GIVEN REQUEST:
Reproduce nothing but the lines from the start of the material through the line that includes "71, 78, 85]", both ends included, and omit every picture.

(begin)

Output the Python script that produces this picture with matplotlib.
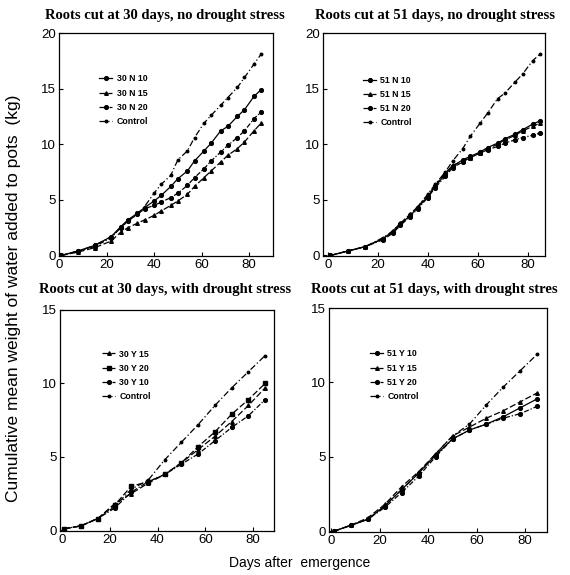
import matplotlib
matplotlib.use("Agg")
import matplotlib.pyplot as plt

# ---------------- data ----------------
days_a = [1, 8, 15, 22, 26, 29, 33, 36, 40, 43, 47, 50, 54, 57, 61, 64, 68, 71, 75, 78, 82, 85]
days_b = [1, 8, 15, 22, 29, 36, 43, 50, 57, 64, 71, 78, 85]

# Roots cut at 30 days, no drought stress
n30_10 = [0, 0.4, 0.9, 1.7, 2.6, 3.2, 3.8, 4.3, 4.9, 5.4, 6.2, 6.9, 7.6, 8.5, 9.4, 10.1, 11.2, 11.6, 12.5, 13.1, 14.3, 14.9]
n30_15 = [0, 0.3, 0.7, 1.3, 2.1, 2.5, 2.9, 3.2, 3.6, 4.0, 4.5, 4.9, 5.5, 6.2, 7.0, 7.6, 8.4, 9.0, 9.6, 10.2, 11.2, 11.9]
n30_20 = [0, 0.4, 0.8, 1.6, 2.5, 3.1, 3.7, 4.2, 4.5, 4.8, 5.2, 5.6, 6.3, 7.0, 7.8, 8.5, 9.3, 9.9, 10.6, 11.2, 12.3, 12.9]
n30_ctl = [0, 0.4, 0.9, 1.7, 2.5, 3.1, 3.7, 4.4, 5.6, 6.4, 7.2, 8.6, 9.4, 10.6, 11.9, 12.6, 13.5, 14.2, 15.1, 16.0, 17.2, 18.1]

# Roots cut at 51 days, no drought stress
n51_10 = [0, 0.4, 0.8, 1.5, 2.1, 2.8, 3.6, 4.3, 5.3, 6.2, 7.3, 8.0, 8.6, 8.9, 9.3, 9.7, 10.1, 10.5, 10.9, 11.3, 11.8, 12.1]
n51_15 = [0, 0.4, 0.8, 1.5, 2.2, 2.9, 3.7, 4.4, 5.4, 6.3, 7.4, 8.1, 8.5, 8.8, 9.2, 9.6, 10.0, 10.4, 10.8, 11.2, 11.6, 11.9]
n51_20 = [0, 0.4, 0.8, 1.4, 2.0, 2.7, 3.5, 4.2, 5.2, 6.1, 7.1, 7.9, 8.4, 8.8, 9.2, 9.5, 9.8, 10.1, 10.4, 10.6, 10.8, 11.0]
n51_ctl = [0, 0.4, 0.8, 1.6, 2.2, 2.9, 3.7, 4.4, 5.5, 6.4, 7.5, 8.5, 9.6, 10.7, 11.9, 12.8, 14.1, 14.6, 15.6, 16.3, 17.5, 18.1]

# Roots cut at 30 days, with drought stress
y30_15 = [0.1, 0.3, 0.8, 1.8, 2.5, 3.2, 3.8, 4.6, 5.5, 6.4, 7.4, 8.5, 9.7]
y30_20 = [0.1, 0.3, 0.8, 1.7, 3.0, 3.3, 3.8, 4.6, 5.7, 6.7, 7.9, 8.9, 10.0]
y30_10 = [0.1, 0.3, 0.8, 1.5, 2.6, 3.3, 3.8, 4.5, 5.2, 6.1, 7.0, 7.8, 8.9]
y30_ctl = [0.1, 0.3, 0.8, 1.6, 2.8, 3.4, 4.8, 6.0, 7.2, 8.5, 9.7, 10.8, 11.9]

# Roots cut at 51 days, with drought stress
y51_10 = [0, 0.4, 0.8, 1.7, 2.8, 3.9, 5.1, 6.2, 6.8, 7.2, 7.7, 8.3, 8.9]
y51_15 = [0, 0.4, 0.9, 1.8, 3.0, 4.0, 5.2, 6.4, 7.0, 7.6, 8.1, 8.7, 9.3]
y51_20 = [0, 0.4, 0.8, 1.6, 2.6, 3.7, 5.0, 6.2, 6.8, 7.2, 7.6, 7.9, 8.4]
y51_ctl = [0, 0.4, 0.8, 1.7, 2.8, 3.9, 5.2, 6.4, 7.2, 8.5, 9.7, 10.8, 11.9]

titles = ["Roots cut at 30 days, no drought stress",
          "Roots cut at 51 days, no drought stress",
          "Roots cut at 30 days, with drought stress",
          "Roots cut at 51 days, with drought stres"]
ylabel = "Cumulative mean weight of water added to pots  (kg)"
xlabel = "Days after  emergence"

# ---------------- styles ----------------
S_SOLID = dict(color="black", lw=0.9, ls="-", marker="o", ms=2.7)
S_TRI = dict(color="black", lw=0.9, ls=(0, (5, 2)), marker="^", ms=2.6)
S_DD = dict(color="black", lw=0.9, ls=(0, (4, 1.5, 1, 1.5)), marker="o", ms=2.7)
S_SQ = dict(color="black", lw=0.9, ls=(0, (5, 2)), marker="s", ms=2.6)
S_CTL = dict(color="black", lw=0.9, ls=(0, (5, 2, 1, 2)), marker="o", ms=1.8)

W, H = 570, 575
fig = plt.figure(figsize=(W / 100, H / 100), dpi=100)


def ax_px(left, right, top, bottom):
    return fig.add_axes([left / W, 1 - bottom / H, (right - left) / W, (bottom - top) / H])


leg_font = {"family": "Liberation Sans", "size": 6.3, "weight": "bold"}


def style(ax, xlim, ylim, yticks):
    ax.set_xlim(*xlim)
    ax.set_ylim(*ylim)
    ax.set_xticks([0, 20, 40, 60, 80])
    ax.set_yticks(yticks)
    ax.tick_params(direction="in", length=3, width=0.8, labelsize=9.5, pad=2)
    for lab in ax.get_xticklabels() + ax.get_yticklabels():
        lab.set_fontfamily("Liberation Sans")
    for sp in ax.spines.values():
        sp.set_linewidth(0.9)


def legend(ax, x, y):
    ax.legend(loc="upper left", bbox_to_anchor=(x, y), frameon=False, prop=leg_font,
              handlelength=1.5, handletextpad=0.5, labelspacing=0.6, borderpad=0,
              borderaxespad=0)


# Top-left
ax1 = ax_px(59, 273, 33, 256)
ax1.plot(days_a, n30_10, label="30 N 10", **S_SOLID)
ax1.plot(days_a, n30_15, label="30 N 15", **S_TRI)
ax1.plot(days_a, n30_20, label="30 N 20", **S_DD)
ax1.plot(days_a, n30_ctl, label="Control", **S_CTL)
style(ax1, (0, 90), (-0.05, 20), [0, 5, 10, 15, 20])
legend(ax1, 0.187, 0.814)

# Top-right
ax2 = ax_px(323, 545, 33, 256)
ax2.plot(days_a, n51_10, label="51 N 10", **S_SOLID)
ax2.plot(days_a, n51_15, label="51 N 15", **S_TRI)
ax2.plot(days_a, n51_20, label="51 N 20", **S_DD)
ax2.plot(days_a, n51_ctl, label="Control", **S_CTL)
style(ax2, (-2, 87), (-0.05, 20), [0, 5, 10, 15, 20])
legend(ax2, 0.18, 0.809)

# Bottom-left
ax3 = ax_px(60, 274, 310, 531)
ax3.plot(days_b, y30_15, label="30 Y 15", **S_TRI)
ax3.plot(days_b, y30_20, label="30 Y 20", **S_SQ)
ax3.plot(days_b, y30_10, label="30 Y 10", **S_DD)
ax3.plot(days_b, y30_ctl, label="Control", **S_CTL)
style(ax3, (-0.8, 88.7), (-0.05, 15), [0, 5, 10, 15])
legend(ax3, 0.196, 0.821)

# Bottom-right
ax4 = ax_px(329, 547, 308, 532)
ax4.plot(days_b, y51_10, label="51 Y 10", **S_SOLID)
ax4.plot(days_b, y51_15, label="51 Y 15", **S_TRI)
ax4.plot(days_b, y51_20, label="51 Y 20", **S_DD)
ax4.plot(days_b, y51_ctl, label="Control", **S_CTL)
style(ax4, (-1, 89), (-0.05, 15), [0, 5, 10, 15])
legend(ax4, 0.188, 0.815)

# Titles
title_pos = [(165, 15), (435, 15), (165, 290), (434, 289)]
for t, (x, y) in zip(titles, title_pos):
    fig.text(x / W, 1 - y / H, t, ha="center", va="center",
             family="Liberation Serif", fontsize=10.5, weight="bold")

fig.text(14 / W, 1 - 298 / H, ylabel, rotation=90, ha="center", va="center",
         family="Liberation Sans", fontsize=12.5)
fig.text(300 / W, 1 - 563 / H, xlabel, ha="center", va="center",
         family="Liberation Sans", fontsize=10)

fig.savefig("out.png", dpi=100)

(end)

SOLUTION:
Output the Python script that produces this picture with matplotlib.
import matplotlib
matplotlib.use("Agg")
import matplotlib.pyplot as plt

# ---------------- data ----------------
days_a = [1, 8, 15, 22, 26, 29, 33, 36, 40, 43, 47, 50, 54, 57, 61, 64, 68, 71, 75, 78, 82, 85]
days_b = [1, 8, 15, 22, 29, 36, 43, 50, 57, 64, 71, 78, 85]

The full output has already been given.